Data excerpt>
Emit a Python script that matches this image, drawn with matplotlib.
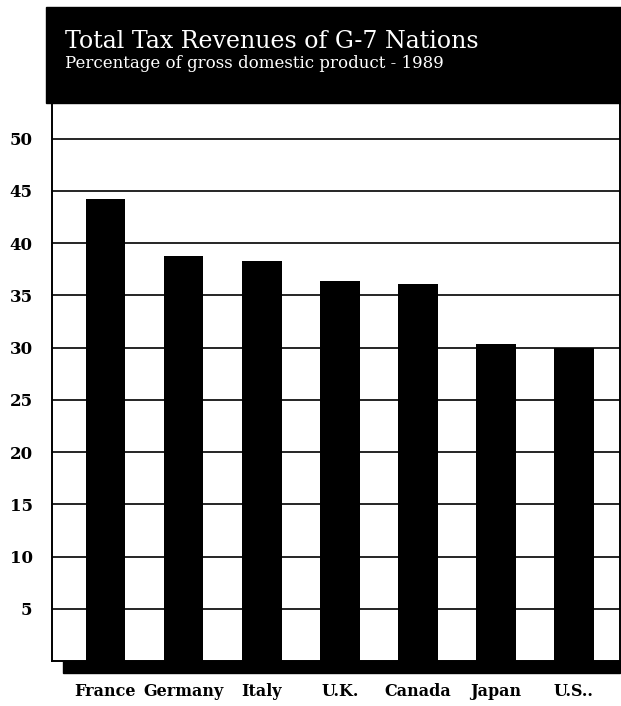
import matplotlib.pyplot as plt
from matplotlib.patches import Rectangle

# Total tax revenues, % of GDP, 1989
countries = ["France", "Germany", "Italy", "U.K.", "Canada", "Japan", "U.S.."]
revenue = [44.2, 38.8, 38.3, 36.4, 36.1, 30.3, 30.0]
yticks = [5, 10, 15, 20, 25, 30, 35, 40, 45, 50]

title = "Total Tax Revenues of G-7 Nations"
subtitle = "Percentage of gross domestic product - 1989"

W, H = 621, 706
fig = plt.figure(figsize=(W / 100, H / 100), dpi=100)
fig.patch.set_facecolor("white")

# plot area
ax = fig.add_axes([52 / W, 1 - 661 / H, (620 - 52) / W, (661 - 102) / H])
bar_w = 0.51
x = list(range(len(countries)))
ax.bar(x, revenue, width=bar_w, color="black", zorder=3)
ax.set_xlim(-0.685, 6.59)
ax.set_ylim(0, 53.5)

for y in yticks:
    ax.axhline(y, color="black", lw=1.2, zorder=1)

ax.set_yticks(yticks)
ax.set_yticklabels([str(v) for v in yticks], family="DejaVu Serif",
                   fontsize=12, fontweight="semibold")
ax.tick_params(axis="y", length=0, pad=14)
ax.set_xticks([])
for s in ["left", "right", "bottom", "top"]:
    ax.spines[s].set_color("black")
    ax.spines[s].set_linewidth(1.4)

# heavy base strip under the bars
ax.add_patch(Rectangle((0.02, -0.021), 0.98, 0.021, transform=ax.transAxes,
                       color="black", clip_on=False, zorder=4))

# country labels
for xi, name in zip(x, countries):
    ax.text(xi, -0.04, name, transform=ax.get_xaxis_transform(),
            ha="center", va="top", family="DejaVu Serif", fontweight="bold",
            fontsize=11.5)

# black header band
fig.patches.append(Rectangle((46 / W, 1 - 103 / H), 1 - 46 / W, 96 / H,
                             transform=fig.transFigure, color="black", zorder=0))
fig.text(65 / W, 1 - 48 / H, title, color="white", family="DejaVu Serif",
         fontsize=17.1, va="baseline", ha="left")
fig.text(65 / W, 1 - 68 / H, subtitle, color="white", family="DejaVu Serif",
         fontsize=12, va="baseline", ha="left")

plt.savefig("out.png", dpi=100)
plt.close()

Stated task> Repeat the material verbatim. Do not carry over any picture.

Answer>
Emit a Python script that matches this image, drawn with matplotlib.
import matplotlib.pyplot as plt
from matplotlib.patches import Rectangle

# Total tax revenues, % of GDP, 1989
countries = ["France", "Germany", "Italy", "U.K.", "Canada", "Japan", "U.S.."]
revenue = [44.2, 38.8, 38.3, 36.4, 36.1, 30.3, 30.0]
yticks = [5, 10, 15, 20, 25, 30, 35, 40, 45, 50]

title = "Total Tax Revenues of G-7 Nations"
subtitle = "Percentage of gross domestic product - 1989"

W, H = 621, 706
fig = plt.figure(figsize=(W / 100, H / 100), dpi=100)
fig.patch.set_facecolor("white")

# plot area
ax = fig.add_axes([52 / W, 1 - 661 / H, (620 - 52) / W, (661 - 102) / H])
bar_w = 0.51
x = list(range(len(countries)))
ax.bar(x, revenue, width=bar_w, color="black", zorder=3)
ax.set_xlim(-0.685, 6.59)
ax.set_ylim(0, 53.5)

for y in yticks:
    ax.axhline(y, color="black", lw=1.2, zorder=1)

ax.set_yticks(yticks)
ax.set_yticklabels([str(v) for v in yticks], family="DejaVu Serif",
                   fontsize=12, fontweight="semibold")
ax.tick_params(axis="y", length=0, pad=14)
ax.set_xticks([])
for s in ["left", "right", "bottom", "top"]:
    ax.spines[s].set_color("black")
    ax.spines[s].set_linewidth(1.4)

# heavy base strip under the bars
ax.add_patch(Rectangle((0.02, -0.021), 0.98, 0.021, transform=ax.transAxes,
                       color="black", clip_on=False, zorder=4))

# country labels
for xi, name in zip(x, countries):
    ax.text(xi, -0.04, name, transform=ax.get_xaxis_transform(),
            ha="center", va="top", family="DejaVu Serif", fontweight="bold",
            fontsize=11.5)

# black header band
fig.patches.append(Rectangle((46 / W, 1 - 103 / H), 1 - 46 / W, 96 / H,
                             transform=fig.transFigure, color="black", zorder=0))
fig.text(65 / W, 1 - 48 / H, title, color="white", family="DejaVu Serif",
         fontsize=17.1, va="baseline", ha="left")
fig.text(65 / W, 1 - 68 / H, subtitle, color="white", family="DejaVu Serif",
         fontsize=12, va="baseline", ha="left")

plt.savefig("out.png", dpi=100)
plt.close()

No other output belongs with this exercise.